The furniture isn’t bad. The colors aren’t loud. The space may even feel intentionally simple. Yet something about it registers as less than it should. Not unfinished—just quietly diminished.

At first, the mind searches for quality in obvious places. Materials. Price. Brand. Age. But that instinct collapses quickly, because rooms with modest furniture can feel grounded, while rooms filled with expensive pieces sometimes don’t. The “cheap” feeling survives upgrades. It persists even after effort.

That’s because the room isn’t failing on value.
It’s failing on agreement.

There’s a subtle tension when elements in a space don’t seem to belong to the same decision. Not in style—style differences can coexist—but in intent. One part of the room feels considered, another feels incidental. The eye adjusts. The brain rationalizes. The body doesn’t.

This is why the feeling is hard to name. Nothing stands out as wrong. Nothing demands correction. But the space never settles into itself. It feels provisional, like a draft that was never meant to be final—but somehow became permanent.

Most people respond by reaching for the wrong lever. They replace. They upgrade. They add weight, texture, expense. But those moves only amplify the mismatch. The room becomes more detailed, yet less coherent. More effort, same result.

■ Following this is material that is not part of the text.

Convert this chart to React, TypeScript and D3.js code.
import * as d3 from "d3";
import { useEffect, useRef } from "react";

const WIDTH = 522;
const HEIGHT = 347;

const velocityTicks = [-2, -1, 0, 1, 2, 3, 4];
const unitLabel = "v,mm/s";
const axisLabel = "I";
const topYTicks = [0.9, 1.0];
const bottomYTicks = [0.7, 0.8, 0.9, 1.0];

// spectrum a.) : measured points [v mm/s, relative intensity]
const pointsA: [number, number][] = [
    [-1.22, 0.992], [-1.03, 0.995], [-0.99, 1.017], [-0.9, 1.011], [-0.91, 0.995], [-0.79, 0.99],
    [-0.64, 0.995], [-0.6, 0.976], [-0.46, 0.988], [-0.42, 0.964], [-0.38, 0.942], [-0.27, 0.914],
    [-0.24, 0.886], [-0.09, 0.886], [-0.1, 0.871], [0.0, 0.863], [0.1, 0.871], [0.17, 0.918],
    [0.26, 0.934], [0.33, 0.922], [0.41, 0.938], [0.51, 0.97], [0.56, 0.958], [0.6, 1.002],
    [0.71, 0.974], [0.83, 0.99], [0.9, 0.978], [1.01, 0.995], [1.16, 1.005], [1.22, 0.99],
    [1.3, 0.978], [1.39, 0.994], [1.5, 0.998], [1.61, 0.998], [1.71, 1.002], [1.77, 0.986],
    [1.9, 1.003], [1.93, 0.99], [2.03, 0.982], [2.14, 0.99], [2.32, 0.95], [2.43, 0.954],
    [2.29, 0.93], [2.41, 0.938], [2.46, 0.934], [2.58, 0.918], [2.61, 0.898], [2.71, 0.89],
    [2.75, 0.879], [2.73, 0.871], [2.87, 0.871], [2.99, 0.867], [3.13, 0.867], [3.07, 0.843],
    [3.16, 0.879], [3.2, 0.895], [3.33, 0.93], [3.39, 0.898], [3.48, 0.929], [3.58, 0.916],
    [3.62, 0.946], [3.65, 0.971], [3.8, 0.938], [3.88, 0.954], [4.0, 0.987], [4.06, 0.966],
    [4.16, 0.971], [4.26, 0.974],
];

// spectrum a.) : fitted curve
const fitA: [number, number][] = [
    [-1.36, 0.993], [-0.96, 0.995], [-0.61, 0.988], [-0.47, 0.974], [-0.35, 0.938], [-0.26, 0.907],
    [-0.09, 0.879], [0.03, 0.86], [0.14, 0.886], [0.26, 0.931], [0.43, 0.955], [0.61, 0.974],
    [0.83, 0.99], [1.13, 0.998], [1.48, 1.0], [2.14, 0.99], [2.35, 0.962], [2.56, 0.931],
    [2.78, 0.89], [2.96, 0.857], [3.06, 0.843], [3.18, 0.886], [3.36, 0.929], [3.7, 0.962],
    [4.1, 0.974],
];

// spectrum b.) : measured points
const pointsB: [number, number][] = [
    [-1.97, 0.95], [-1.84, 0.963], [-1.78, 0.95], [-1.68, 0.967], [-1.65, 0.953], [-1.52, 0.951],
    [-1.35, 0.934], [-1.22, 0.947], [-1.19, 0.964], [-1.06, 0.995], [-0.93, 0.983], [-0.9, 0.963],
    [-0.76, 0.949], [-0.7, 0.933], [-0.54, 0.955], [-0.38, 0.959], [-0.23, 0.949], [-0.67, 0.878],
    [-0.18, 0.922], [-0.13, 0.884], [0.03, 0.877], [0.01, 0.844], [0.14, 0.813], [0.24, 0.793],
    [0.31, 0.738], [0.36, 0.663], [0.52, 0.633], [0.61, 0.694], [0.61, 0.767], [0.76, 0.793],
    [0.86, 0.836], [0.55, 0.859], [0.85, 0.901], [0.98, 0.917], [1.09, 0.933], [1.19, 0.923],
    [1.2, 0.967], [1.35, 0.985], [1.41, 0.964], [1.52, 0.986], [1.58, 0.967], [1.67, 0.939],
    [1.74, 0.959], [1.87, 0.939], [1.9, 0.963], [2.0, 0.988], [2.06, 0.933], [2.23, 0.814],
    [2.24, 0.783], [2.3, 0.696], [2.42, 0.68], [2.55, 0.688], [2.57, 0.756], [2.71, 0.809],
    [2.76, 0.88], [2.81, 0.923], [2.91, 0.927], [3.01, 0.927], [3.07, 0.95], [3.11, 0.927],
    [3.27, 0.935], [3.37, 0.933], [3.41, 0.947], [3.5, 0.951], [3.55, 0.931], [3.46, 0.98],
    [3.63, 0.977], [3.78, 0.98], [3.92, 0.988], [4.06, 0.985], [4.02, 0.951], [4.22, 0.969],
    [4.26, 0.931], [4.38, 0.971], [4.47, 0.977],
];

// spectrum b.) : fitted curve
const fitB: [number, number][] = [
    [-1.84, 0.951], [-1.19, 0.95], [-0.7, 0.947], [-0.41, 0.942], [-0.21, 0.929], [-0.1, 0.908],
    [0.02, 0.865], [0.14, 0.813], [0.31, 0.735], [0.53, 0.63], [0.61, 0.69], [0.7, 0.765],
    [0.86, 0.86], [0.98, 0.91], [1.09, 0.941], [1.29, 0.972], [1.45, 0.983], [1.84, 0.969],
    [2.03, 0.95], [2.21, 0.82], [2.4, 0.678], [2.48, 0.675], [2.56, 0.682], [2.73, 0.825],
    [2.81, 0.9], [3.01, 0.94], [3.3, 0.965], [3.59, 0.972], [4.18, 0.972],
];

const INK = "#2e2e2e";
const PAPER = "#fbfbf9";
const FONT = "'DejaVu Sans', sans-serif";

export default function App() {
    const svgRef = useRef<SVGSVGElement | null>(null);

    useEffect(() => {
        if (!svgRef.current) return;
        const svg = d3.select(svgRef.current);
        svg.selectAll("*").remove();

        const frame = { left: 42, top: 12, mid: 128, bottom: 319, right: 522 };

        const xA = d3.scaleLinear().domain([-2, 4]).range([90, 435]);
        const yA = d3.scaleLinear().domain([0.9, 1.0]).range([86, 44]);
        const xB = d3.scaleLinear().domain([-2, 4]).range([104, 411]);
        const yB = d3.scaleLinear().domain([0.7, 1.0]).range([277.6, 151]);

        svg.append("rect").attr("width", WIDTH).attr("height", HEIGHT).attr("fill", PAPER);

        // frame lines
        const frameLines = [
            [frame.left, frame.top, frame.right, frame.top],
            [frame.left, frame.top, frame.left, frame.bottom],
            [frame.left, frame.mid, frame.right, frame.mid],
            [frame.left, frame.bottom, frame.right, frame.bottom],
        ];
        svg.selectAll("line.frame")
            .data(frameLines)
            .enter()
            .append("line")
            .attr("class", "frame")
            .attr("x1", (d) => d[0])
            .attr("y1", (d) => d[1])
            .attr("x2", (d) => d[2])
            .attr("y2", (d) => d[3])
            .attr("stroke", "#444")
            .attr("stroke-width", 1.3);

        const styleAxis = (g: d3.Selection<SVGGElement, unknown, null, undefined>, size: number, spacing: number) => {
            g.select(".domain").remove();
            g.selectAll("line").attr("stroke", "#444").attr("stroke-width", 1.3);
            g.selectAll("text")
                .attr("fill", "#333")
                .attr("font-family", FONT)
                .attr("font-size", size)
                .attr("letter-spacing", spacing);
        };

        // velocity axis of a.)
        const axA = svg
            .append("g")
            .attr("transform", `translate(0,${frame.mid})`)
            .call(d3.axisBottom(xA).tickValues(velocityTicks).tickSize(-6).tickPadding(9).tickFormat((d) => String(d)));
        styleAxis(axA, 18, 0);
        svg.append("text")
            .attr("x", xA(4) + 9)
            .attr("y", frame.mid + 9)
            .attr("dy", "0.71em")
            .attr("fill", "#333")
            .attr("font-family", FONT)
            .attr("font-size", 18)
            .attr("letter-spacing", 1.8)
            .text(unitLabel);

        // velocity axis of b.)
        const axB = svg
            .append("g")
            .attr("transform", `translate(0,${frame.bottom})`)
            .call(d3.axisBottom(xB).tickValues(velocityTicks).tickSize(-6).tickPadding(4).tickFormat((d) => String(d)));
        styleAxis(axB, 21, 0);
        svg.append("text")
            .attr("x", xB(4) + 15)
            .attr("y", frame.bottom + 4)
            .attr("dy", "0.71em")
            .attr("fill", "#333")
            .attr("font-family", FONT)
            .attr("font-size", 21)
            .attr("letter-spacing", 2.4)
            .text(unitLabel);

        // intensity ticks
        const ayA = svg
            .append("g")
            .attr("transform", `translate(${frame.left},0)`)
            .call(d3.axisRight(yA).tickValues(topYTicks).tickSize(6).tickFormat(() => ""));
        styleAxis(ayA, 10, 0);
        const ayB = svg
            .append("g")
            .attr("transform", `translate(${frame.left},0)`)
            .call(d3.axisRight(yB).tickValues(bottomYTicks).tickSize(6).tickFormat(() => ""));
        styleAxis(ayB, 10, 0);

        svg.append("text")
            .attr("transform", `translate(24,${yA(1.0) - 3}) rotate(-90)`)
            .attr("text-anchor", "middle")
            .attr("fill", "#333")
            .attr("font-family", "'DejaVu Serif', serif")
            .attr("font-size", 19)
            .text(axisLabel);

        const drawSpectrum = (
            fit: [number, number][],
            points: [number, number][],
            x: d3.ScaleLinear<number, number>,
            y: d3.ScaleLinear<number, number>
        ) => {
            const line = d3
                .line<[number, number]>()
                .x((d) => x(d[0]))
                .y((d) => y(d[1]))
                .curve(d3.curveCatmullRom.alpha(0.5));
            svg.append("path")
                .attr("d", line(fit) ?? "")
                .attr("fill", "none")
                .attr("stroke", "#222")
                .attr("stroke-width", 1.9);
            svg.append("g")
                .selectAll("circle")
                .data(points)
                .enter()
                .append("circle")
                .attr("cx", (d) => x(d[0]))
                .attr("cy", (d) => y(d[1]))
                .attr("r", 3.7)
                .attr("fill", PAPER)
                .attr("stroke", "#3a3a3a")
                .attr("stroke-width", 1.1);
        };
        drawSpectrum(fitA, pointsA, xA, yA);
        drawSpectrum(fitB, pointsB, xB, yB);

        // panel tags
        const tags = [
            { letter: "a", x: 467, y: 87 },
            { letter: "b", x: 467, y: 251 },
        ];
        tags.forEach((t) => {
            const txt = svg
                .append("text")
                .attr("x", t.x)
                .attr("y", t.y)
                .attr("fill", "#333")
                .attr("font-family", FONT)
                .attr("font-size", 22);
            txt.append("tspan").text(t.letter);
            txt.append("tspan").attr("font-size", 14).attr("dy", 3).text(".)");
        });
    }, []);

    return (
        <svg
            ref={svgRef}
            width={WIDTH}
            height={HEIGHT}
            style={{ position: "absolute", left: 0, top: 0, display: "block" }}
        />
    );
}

What actually creates the “cheap” feeling isn’t lack of quality—it’s lack of alignment. When a room doesn’t seem to know what it’s trying to be, every object becomes slightly suspicious. Not bad. Just not trusted.

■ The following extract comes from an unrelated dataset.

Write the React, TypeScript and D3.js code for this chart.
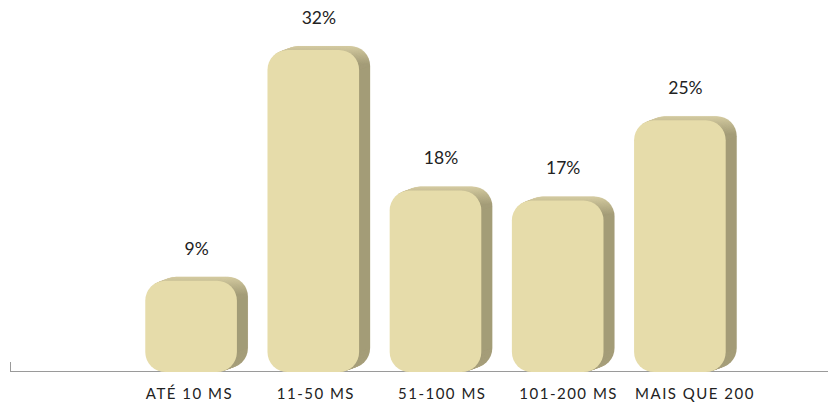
import React from "react";
import * as d3 from "d3";

const categories = ["ATÉ 10 MS", "11-50 MS", "51-100 MS", "101-200 MS", "MAIS QUE 200"];
const values = [9, 32, 18, 17, 25];
const valueLabels = ["9%", "32%", "18%", "17%", "25%"];

const W = 830;
const H = 404;
const baseY = 371;
const depthX = 11;
const depthY = 4;
const radius = 20;

const x = d3.scaleBand<string>().domain(categories).range([130, 741]).paddingInner(0.25).paddingOuter(0.125);
// category captions sit on their own, slightly wider spacing
const xLabel = d3.scalePoint<string>().domain(categories).range([189.5, 695]);
const y = d3.scaleLinear().domain([0, 32]).range([baseY, 50]);

const font = "Lato, 'Open Sans', sans-serif";

export default function App() {
  const bw = x.bandwidth();
  return (
    <svg width={W} height={H} style={{ display: "block", position: "absolute", left: 0, top: 0 }}>
      <defs>
        {values.map((v, i) => {
          const top = y(v) - depthY;
          return (
            <linearGradient key={i} id={`side${i}`} gradientUnits="userSpaceOnUse" x1={0} y1={top} x2={0} y2={top + radius * 0.9}>
              <stop offset="0" stopColor="#d3ca9e" />
              <stop offset="1" stopColor="#9f9873" />
            </linearGradient>
          );
        })}
      </defs>
      <line x1={10} x2={828} y1={baseY + 0.5} y2={baseY + 0.5} stroke="#9a9a9a" strokeWidth={1} />
      <line x1={10.5} x2={10.5} y1={362} y2={baseY} stroke="#9a9a9a" strokeWidth={1} />
      {categories.map((c, i) => {
        const x0 = x(c)!;
        const top = y(values[i]);
        const h = baseY + 1 - top;
        const layers = d3.range(depthX, 0, -1);
        return (
          <g key={c}>
            {layers.map((k) => (
              <rect
                key={k}
                x={x0 + k}
                y={top - (k * depthY) / depthX}
                width={bw}
                height={h}
                rx={radius}
                ry={radius}
                fill={`url(#side${i})`}
                stroke="#e4dcb6"
                strokeOpacity={0.15}
                strokeWidth={0.5}
              />
            ))}
            <rect x={x0} y={top} width={bw} height={h} rx={radius} ry={radius} fill="#e6dcaa" />
            <text
              x={x0 + (bw + depthX) / 2}
              y={top - 26}
              textAnchor="middle"
              fontFamily={font}
              fontSize={17.5}
              fill="#222"
            >
              {valueLabels[i]}
            </text>
            <text
              x={xLabel(c)!}
              y={399}
              textAnchor="middle"
              fontFamily={font}
              fontSize={15}
              letterSpacing={1.5}
              fill="#222"
            >
              {c}
            </text>
          </g>
        );
      })}
    </svg>
  );
}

You’ve felt the opposite too. Rooms that aren’t impressive, but feel calm. Spaces where nothing calls attention to itself, yet nothing feels out of place. The difference isn’t budget. It’s that everything is participating in the same quiet logic.

Until that happens, the room keeps sending a signal you can’t quite hear—but your body does. And no amount of improvement fixes a space that never agreed with itself in the first place.